An international report stressed the importance of blue finance to support the sustainability of marine life, beaches, and oceans.
Richard Attias Foundation issued a report on the need to engage the private finance, business, and investment community to protect the oceans and create a healthy future.
A significant milestone was reached two weeks ago when five key international institutions announced they would consolidate their efforts into a joint global guidance document to help with global market consistency and transparency.
An appreciable share of the ocean and water-related projects are currently included under the mantle of sustainable bonds.
It is also clear that an instrument tailored explicitly to deploying capital towards the blue economy will help accelerate and track investment while creating stronger linkages between investment and industry performance against the Sustainable Development Goals (SDGs).
The founding president of the World Ocean Council, Paul Holthus, called for exploring how to mobilize private sector financing for the oceans.
The report indicated that just 1.6 percent of overseas development aid goes towards the 14th SDG life below water.
SDG 14 is also the least funded of all the SDGs, both from an ODA and philanthropic point of view.

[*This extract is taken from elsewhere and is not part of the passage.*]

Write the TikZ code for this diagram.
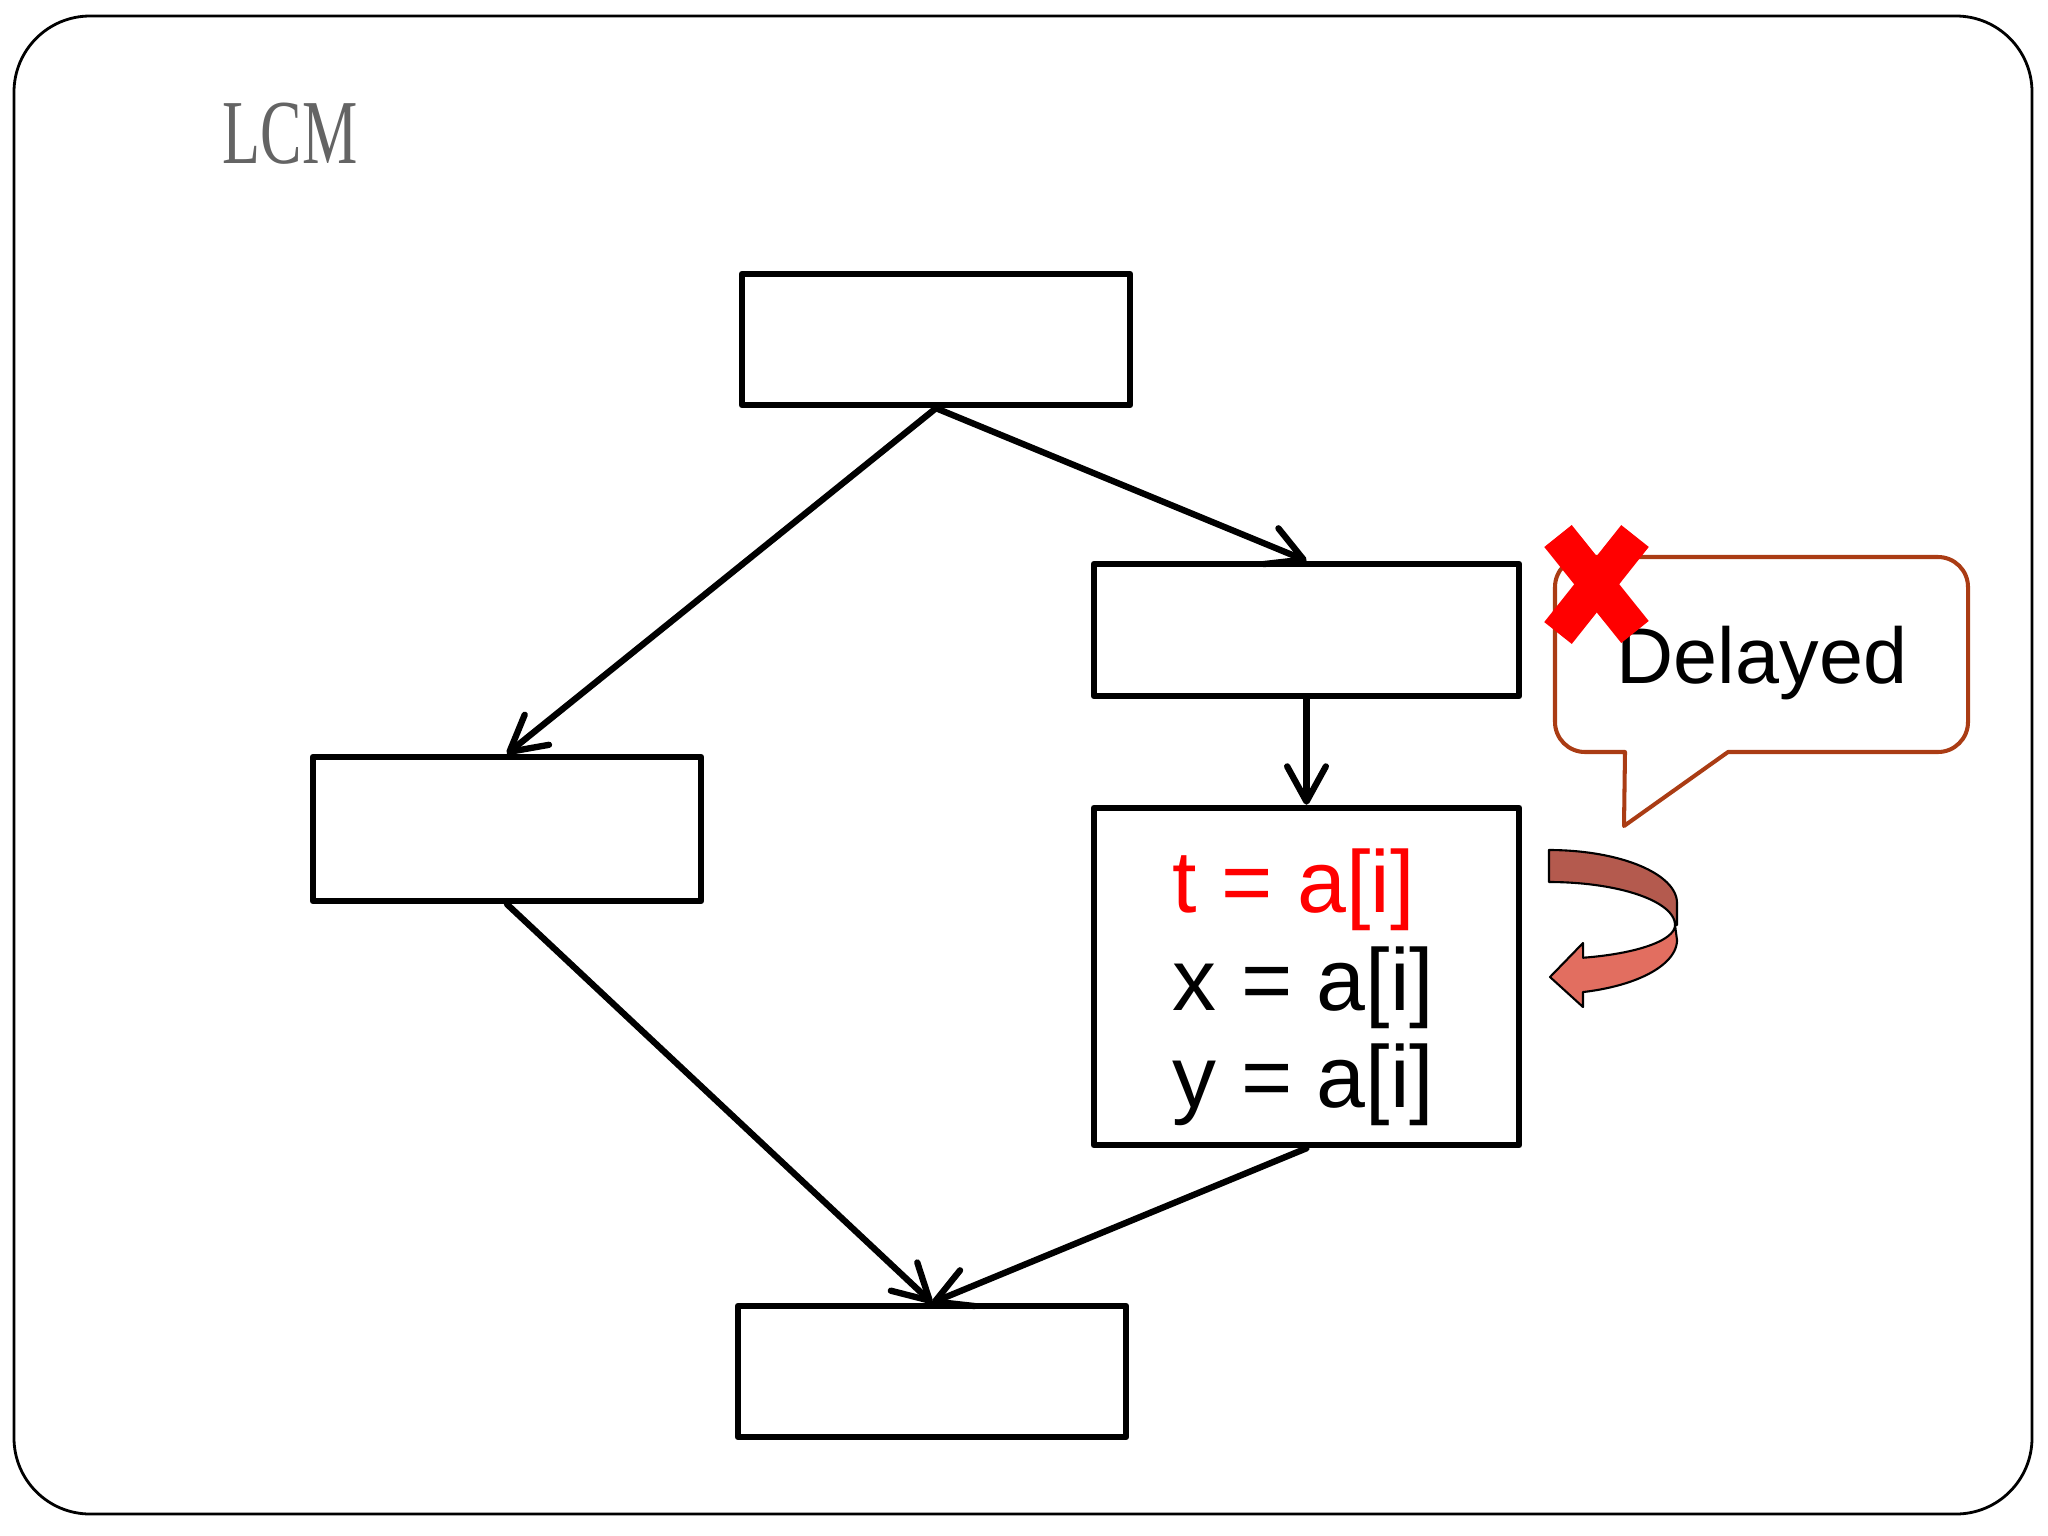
\documentclass[tikz,border=0pt]{standalone}
\usepackage{fontspec}
\setmainfont{Liberation Sans}
\newfontfamily\titlefont[FakeStretch=0.68]{Liberation Serif}
\usetikzlibrary{arrows.meta}
\definecolor{calloutbrown}{RGB}{170,60,20}
\definecolor{bandback}{RGB}{180,90,78}
\definecolor{bandfront}{RGB}{226,110,96}
\definecolor{titlegray}{RGB}{100,100,100}

\begin{document}
\begin{tikzpicture}[
  x=0.01cm,
  y=-0.01cm,
  blk/.style={draw, line width=1.8pt, line join=round, minimum width=3.88cm, minimum height=1.31cm, inner sep=0pt},
  flow/.style={line width=1.8pt, line cap=round, -{Straight Barb[length=10pt,width=11pt,round]}},
  band/.style={draw=black, line width=0.6pt, line join=round},
  code/.style={anchor=base west, inner sep=0pt, font=\fontsize{25}{29}\selectfont}
]
  \useasboundingbox (0,0) rectangle (2048,1536);
  \draw[line width=0.8pt, rounded corners=0.76cm] (14,16) rectangle (2032,1514);
  \node[anchor=base west, inner sep=0pt, text=titlegray, font=\titlefont\fontsize{26}{30}\selectfont] (title) at (222,163) {LCM};

  \node[blk] (top) at (936,339.5) {};
  \node[blk, minimum width=4.25cm, minimum height=1.32cm] (mid) at (1306.5,630) {};
  \node[blk, minimum height=1.44cm] (left) at (507,829) {};
  \node[blk, minimum width=4.25cm, minimum height=3.37cm] (load) at (1306.5,976.5) {};
  \node[blk] (bot) at (932,1371.5) {};

  \node[code, text=red] (tline) at (1172,912) {t = a[i]};
  \node[code] (xline) at (1172,1010) {x = a[i]};
  \node[code] (yline) at (1172,1107) {y = a[i]};

  \draw[flow] (top.south) -- (left.north);
  \draw[flow] (top.south) -- (mid.north);
  \draw[flow] (mid.south) -- (load.north);
  \draw[flow] (left.south) -- (bot.north);
  \draw[flow] (load.south) -- (bot.north);

  \draw[calloutbrown, line width=1.15pt, line join=round]
    (1624,826) -- (1728,752) [rounded corners=0.3cm] -- (1968,752) -- (1968,557) -- (1555,557) -- (1555,752) [sharp corners] -- (1625,752) -- cycle;
  \node[anchor=base, inner sep=0pt, font=\fontsize{22.5}{26}\selectfont] (dly) at (1762,683) {Delayed};

  \draw[red, line width=10pt] (1558,536) -- (1635,632);
  \draw[red, line width=10pt] (1635,536) -- (1558,633);

  \draw[band, fill=bandback]
    plot[domain=90:0, samples=40] ({1549+128*cos(\x)},{903-53*sin(\x)})
    -- (1677,925)
    -- plot[domain=0:90, samples=40] ({1549+126*cos(\x)},{925-43*sin(\x)}) -- cycle;
  \draw[band, fill=bandfront]
    plot[domain=0:-74.6, samples=40] ({1549+128*cos(\x)},{940-54*sin(\x)})
    -- (1583,1007) -- (1550,977) -- (1583,943)
    -- plot[domain=-74.3:0, samples=40] ({1549+126*cos(\x)},{925-34*sin(\x)}) -- cycle;
\end{tikzpicture}
\end{document}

“While the recent $1 billion pledge to scale up philanthropic funding for the oceans is a welcome boost, it will not be enough to mobilize the $175 billion we need annually to deliver on SDG 14.”
According to the report, blue bonds offer a promising avenue to close the financial gap.
Seychelles initiated these tools in 2018 as a sovereign blue bond to help direct capital towards protecting marine resources and developing the maritime economy.
Since then, they’ve been issued by corporate and multilateral issuers, from Bank of China’s $961 million blue bonds to finance marine-related projects to the Asian Development Bank’s $151 million bond as part of its $5 billion action plan for healthy oceans in the region.
The argument for blue finance is that projects that improve water resources' health and sustainability deliver substantial economic value, given the central place of water in the world economy and the livelihoods of millions.
“One marine protection scheme in Mexico’s Baja peninsula, for instance, led to a 400 percent increase in fish stocks within a decade, reversing the toll of decades of overfishing,” read the report.
Existing blue carbon solutions such as seaweed farming, kelp forest conservation, and mangrove restoration could help cut emissions by 0.4 to 1.2 GtCO2e per year, with emerging solutions adding up to another 1.8GtCO2e, for a total of 3GtCO2e, or nearly 10 percent of all global energy-related emissions in 2021.
The report noted that blue bonds had attracted less interest than other sustainable debt products such as green bonds.
“These enjoyed a 49 percent growth rate in annual issuance in the five years leading up to 2021, reaching $620 billion in 2021, and inspiring offshoots, like social impact or sustainability bonds.”